For several days now, I carry within me some disagreement. More precisely, from that day when we met a refugee family, by the road, maybe a hundred meters from our home. They stretched two tarps between the fence and bamboo sticks, and one small mosquito net next to it. Under the cashew tree they light a fire where they cook. Because of shade and wind. They also spend there long days without a plan. It is their home now.

Very often, when I am at home, I think about them. About the fact that I sleep on my bed with clean sheets and they sleep on the ground. About the fact that we are too hot at night and we have to use fans or air conditioning, and they are too cold and have nothing to cover up. About Jo having books and toys and those kids not even having clothes. About the fact that, although we eat modestly, we eat variously and always when we are hungry. And they have rice from their neighbors from time to time because they are not on the list of families who need help. Sometimes, when I think about them, I go with Jo to a room where we can see fragments of tarps from the window. I know they are there and we pray for them.

We also visit them every now and then and bring the things they need. They fled the island where Tony was helping with the food distribution. A year ago, it was completely destroyed by a cyclone, this year it was completely burned by terrorists. I can’t believe anyone can have so bad in life. My empathy is too short. My capacity for misery too tight. It is not only the pain of all their losses. This is a no-win situation. Permanently complicated.

But, Jesus.
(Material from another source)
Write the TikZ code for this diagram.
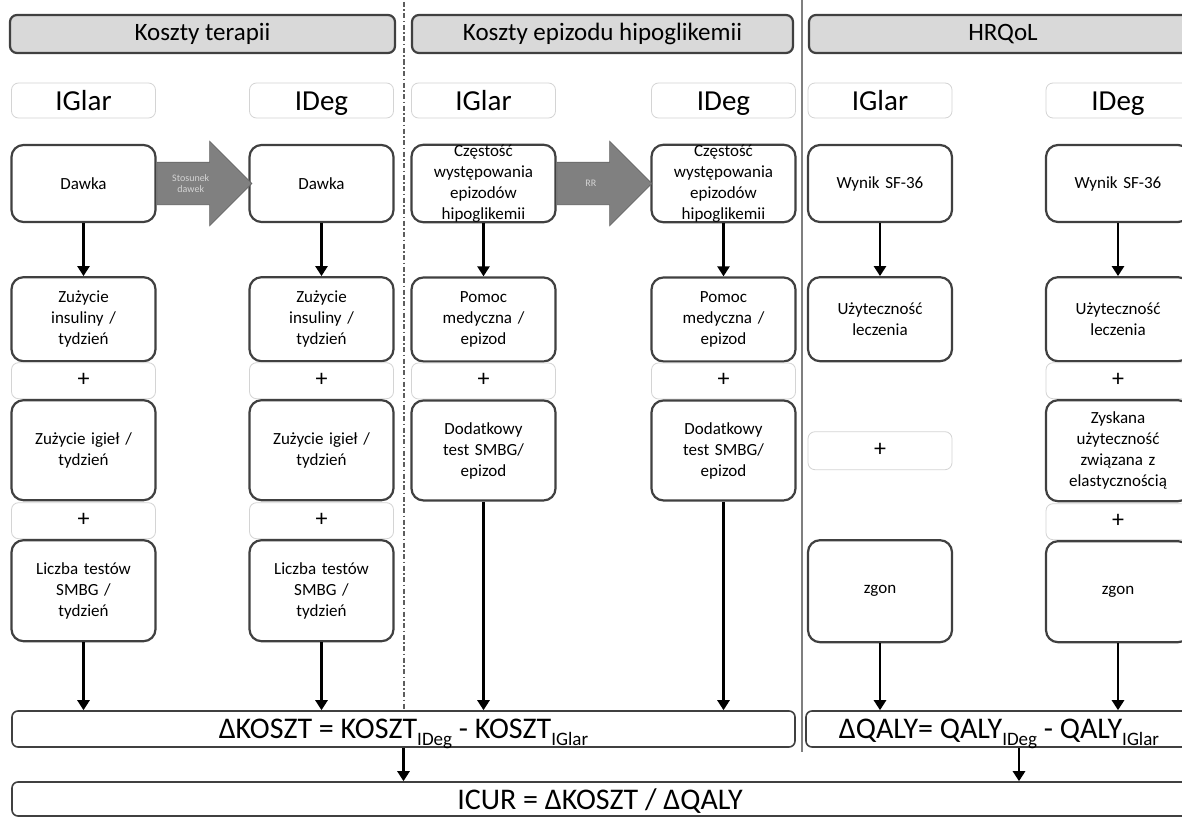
\documentclass[tikz,border=0pt]{standalone}
\usepackage{fontspec}
\setmainfont{Carlito}
\usepackage{tikz}
\usetikzlibrary{shapes.arrows, positioning, arrows.meta}
\definecolor{ramka}{HTML}{404040}
\definecolor{jasna}{HTML}{D4D4D4}
\definecolor{naglowek}{HTML}{D9D9D9}
\definecolor{strzalka}{HTML}{808080}
\definecolor{linia}{HTML}{7F7F7F}
\newcommand{\lowidx}[1]{\raisebox{-7pt}{\fontsize{19}{19}\selectfont #1}}
\tikzset{
  header/.style={rectangle, rounded corners=7pt, draw=ramka, line width=2.2pt, fill=naglowek, minimum height=38pt, inner sep=0pt, font=\fontsize{25}{29}\selectfont},
  drugbox/.style={rectangle, rounded corners=7pt, draw=jasna, line width=0.8pt, fill=white, minimum width=144pt, minimum height=35pt, inner sep=0pt, text height=19pt, text depth=0pt, font=\fontsize{29}{34}\selectfont},
  plusbox/.style={drugbox, minimum height=36pt, text height=12pt, font=\fontsize{24}{24}\selectfont},
  process/.style={rectangle, rounded corners=12pt, draw=ramka, line width=2.2pt, fill=white, minimum width=144pt, text width=136pt, inner sep=0pt, align=center, font=\fontsize{17}{21}\selectfont},
  result/.style={rectangle, rounded corners=6pt, draw=ramka, line width=1.6pt, fill=white, minimum height=36pt, inner sep=0pt, text depth=0pt, font=\fontsize{30}{34}\selectfont},
  bigarrow/.style={single arrow, draw=ramka!80, line width=0.6pt, fill=strzalka, minimum height=95pt, inner xsep=0pt, inner ysep=21pt, single arrow head extend=21pt},
  arrowtext/.style={text width=42pt, align=center, inner sep=0pt, text=jasna, font=\fontsize{10}{11}\selectfont},
  arrow/.style={line width=2.6pt, -{Triangle[length=10pt, width=12pt]}}
}

\begin{document}
\begin{tikzpicture}[x=1pt, y=-1pt]
    \fill[white] (0,0) rectangle (1182,816);
    \clip (0,0) rectangle (1182,816);

    % Separatory
    \draw [ramka!85, line width=1.3pt, dash pattern=on 5pt off 2.5pt on 1.5pt off 2.5pt] (404,2) -- (404,711);
    \draw [linia, line width=2pt] (802,0) -- (802,752);

    % Naglowki
    \node (hdr1) [header, minimum width=385pt] at (202.5,34) {Koszty terapii};
    \node (hdr2) [header, minimum width=381pt] at (602.5,34) {Koszty epizodu hipoglikemii};
    \node (hdr3) [header, minimum width=388pt] at (1003,34) {HRQoL};

    \node (lab1) [drugbox] at (83.5,100.5) {IGlar};
    \node (lab2) [drugbox] at (321.5,100.5) {IDeg};
    \node (lab3) [drugbox] at (483.5,100.5) {IGlar};
    \node (lab4) [drugbox] at (723.5,100.5) {IDeg};
    \node (lab5) [drugbox] at (880,100.5) {IGlar};
    \node (lab6) [drugbox] at (1118,100.5) {IDeg};

    % Koszty terapii
    \node (dose1) [process, minimum height=77pt] at (83.5,183.5) {Dawka};
    \node (ins1) [process, minimum height=84pt, below=53pt of dose1] {Zużycie\\insuliny /\\tydzień};
    \node (plus1a) [plusbox, below=0pt of ins1] {+};
    \node (ndl1) [process, minimum height=100pt, below=0pt of plus1a] {Zużycie igieł /\\tydzień};
    \node (plus1b) [plusbox, below=1pt of ndl1] {+};
    \node (tst1) [process, minimum height=101pt, below=0pt of plus1b] {Liczba testów\\SMBG /\\tydzień};

    \node (dose2) [process, minimum height=77pt] at (321.5,183.5) {Dawka};
    \node (ins2) [process, minimum height=84pt, below=53pt of dose2] {Zużycie\\insuliny /\\tydzień};
    \node (plus2a) [plusbox, below=0pt of ins2] {+};
    \node (ndl2) [process, minimum height=100pt, below=0pt of plus2a] {Zużycie igieł /\\tydzień};
    \node (plus2b) [plusbox, below=1pt of ndl2] {+};
    \node (tst2) [process, minimum height=101pt, below=0pt of plus2b] {Liczba testów\\SMBG /\\tydzień};

    \node (ratio) [bigarrow, right=0pt of dose1] {};
    \node (ratiotxt) [arrowtext] at ([xshift=-3pt]ratio.center) {Stosunek\\dawek};

    % Koszty epizodu hipoglikemii
    \node (freq3) [process, minimum height=77pt] at (483.5,183.5) {Częstość\\występowania\\epizodów\\hipoglikemii};
    \node (help3) [process, minimum height=84pt, below=53pt of freq3] {Pomoc\\medyczna /\\epizod};
    \node (plus3) [plusbox, below=0pt of help3] {+};
    \node (smbg3) [process, minimum height=100pt, below=0pt of plus3] {Dodatkowy\\test SMBG/\\epizod};

    \node (freq4) [process, minimum height=77pt] at (723.5,183.5) {Częstość\\występowania\\epizodów\\hipoglikemii};
    \node (help4) [process, minimum height=84pt, below=53pt of freq4] {Pomoc\\medyczna /\\epizod};
    \node (plus4) [plusbox, below=0pt of help4] {+};
    \node (smbg4) [process, minimum height=100pt, below=0pt of plus4] {Dodatkowy\\test SMBG/\\epizod};

    \node (rr) [bigarrow, right=0pt of freq3] {};
    \node (rrtxt) [arrowtext] at ([xshift=-3pt]rr.center) {RR};

    % HRQoL
    \node (sf5) [process, minimum height=77pt] at (880,183.5) {Wynik SF-36};
    \node (util5) [process, minimum height=84pt, below=53pt of sf5] {Użyteczność\\leczenia};
    \node (plus5) [plusbox, minimum height=38pt, below=69pt of util5] {+};
    \node (death5) [process, minimum height=102pt, below=69pt of plus5] {zgon};

    \node (sf6) [process, minimum height=77pt] at (1118,183.5) {Wynik SF-36};
    \node (util6) [process, minimum height=84pt, below=53pt of sf6] {Użyteczność\\leczenia};
    \node (plus6a) [plusbox, below=0pt of util6] {+};
    \node (gain6) [process, minimum height=101pt, below=0pt of plus6a] {Zyskana\\użyteczność\\związana z\\elastycznością};
    \node (plus6b) [plusbox, below=1pt of gain6] {+};
    \node (death6) [process, minimum height=101pt, below=0pt of plus6b] {zgon};

    % Wyniki
    \node (koszt) [result, minimum width=783pt] at (403.5,729) {ΔKOSZT = KOSZT\lowidx{IDeg} - KOSZT\lowidx{IGlar}};
    \node (qaly) [result, minimum width=386pt] at (999,729) {ΔQALY= QALY\lowidx{IDeg} - QALY\lowidx{IGlar}};
    \node (icur) [result, minimum width=1176pt, minimum height=34pt] at (600,799) {ICUR = ΔKOSZT / ΔQALY};

    % Strzalki
    \draw [arrow] (dose1) -- (ins1);
    \draw [arrow] (dose2) -- (ins2);
    \draw [arrow] (freq3) -- (help3);
    \draw [arrow] (freq4) -- (help4);
    \draw [arrow] (sf5) -- (util5);
    \draw [arrow] (sf6) -- (util6);

    \draw [arrow] (tst1.south) -- (tst1.south |- koszt.north);
    \draw [arrow] (tst2.south) -- (tst2.south |- koszt.north);
    \draw [arrow] (smbg3.south) -- (smbg3.south |- koszt.north);
    \draw [arrow] (smbg4.south) -- (smbg4.south |- koszt.north);
    \draw [arrow] (death5.south) -- (death5.south |- qaly.north);
    \draw [arrow] (death6.south) -- (death6.south |- qaly.north);

    \draw [arrow] (koszt.south) -- (koszt.south |- icur.north);
    \draw [arrow] ([xshift=20pt]qaly.south) -- ([xshift=20pt]qaly.south |- icur.north);

\end{tikzpicture}
\end{document}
We have this answer for them. Without any complex explanations that we wouldn’t even have if we thought there was a need to share. Jesus who has Himself for them, the only Solution. And He is a solution in sense that they will live in a house with an ocean view and never be hungry again. We can’t promise them that. But, He is enough. Although they need to eat, they need a house, they need a job – we can promise them Him. And cry out to Him. And introduce them to Him. Because our help has limits. If not limits of money, finally of time. But He will stay with them. The same night – cold one, on the bare ground, under a tarp, or hot one, in a nice house with air conditioning.

However, I carry within me some disagreement. Because I look at Jo, a happy boy who knows no sorrow or lack, and I think he has done nothing to live like this, and those kids have done nothing to lose everything before they even know they have something. And yet he and his mom are looking through the window of a nice house at the tops of the tarps by which those children have to play. And there is nothing to be done about it but to cry out: Jesus. This is what I can teach him.

I wrote about it at the end of December 2020, still not even having the idea and, what more important, the space in me to build even one house. But it was my friends who started sending messages: let’s build them a house, how much would it cost to build a house for them, how much building materials cost in Mozambique, I would like to add something from myself. And it was they who allowed this space in me to grow until both – my husband and I – were ready to take up this challenge. The first house was build in January 2021. We finished building the sixth in December 2021.

Six houses in Pemba serve thirteen families who had no homes. All your houses. Yours, because there are seventy people who financially supported the construction of houses in Mozambique this year! Yours, but given without regret, indeed, with joy, to those who had nowhere to go. This is the Kingdom of God which is near!

Thank you. Without you, we would still bring them some slightly worn clothes.